2016 Filipino comedy drama film

Camp Sawi (lit. 'Camp Unfortunate') is a 2016 Filipino comedy-drama film starring Maja Salvador, Bea Alonzo, Kathryn Bernardo, Kim Chiu, Gerald Anderson and Angel Locsin. It is written and directed by Irene Villamor. It was released on August 24, 2016, by Star Cinema.

==Plot==
Five women, Courtney (Angel Locsin), Lindsay (Bea Alonzo), Jen (Kathryn Bernardo), Heather (Maja Salvador) and Jade (Kim Chiu) enter a boot camp named Camp Sawi. Each woman had a history of being heartbroken by their romantic interest and the girls as members of the aptly named camp help one another to deal with their ill feelings under the watch of camp chef and head coach Tyler (Gerald Anderson).

==Cast==

===Main cast===
- Bea Alonzo as Lindsay "Linds"
- Angel Locsin as Courtney/Lovejoy
- Maja Salvador as Heather
- Kathryn Bernardo as Jennifer "Jen"
- Kim Chiu as Jade
- Gerald Anderson as Tyler/Camp Master

===Supporting cast===
- Jerald Napoles as Pilot / Camp Assistant
- Sarah Lahbati
- Cholo Barretto

===Special participation===
- Enchong Dee as Trent
- James Blanco as Adam
- Pen Medina as Ned
- Rayver Cruz as Cody
- Aga Muhlach as Ralph
- Richard Gutierrez as Ian
- Patrick Garcia as Jen's new boyfriend
- Xian Lim as Jade's groom
- Regine Velasquez as Jen's mom

==Production==
Camp Sawi was written and directed by Irene Villamor. The film is a co-production of Star Cinema and N^{2} Productions of Joyce Bernal. A significant portion of the film was shot on Bantayan Island of Cebu province.
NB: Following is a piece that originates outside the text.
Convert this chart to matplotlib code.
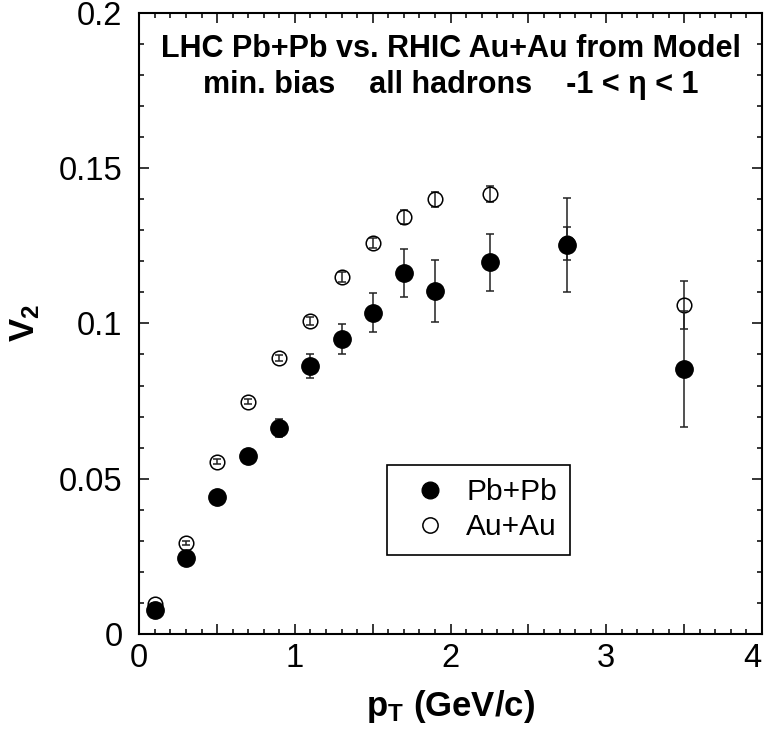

The film is the first full-length film project for Villamor as a director.

According to Bea Alonzo, one of the cast of the film, said that the film's focus is on how women deal with moving on from heartbreak.

==Release==
Camp Sawi premiered on cinemas nationwide on August 24, 2016, which was dubbed by the production team as "National Sawi Day".

==Reception==
The Cinema Evaluation Board rated Camp Sawi as a Grade A film.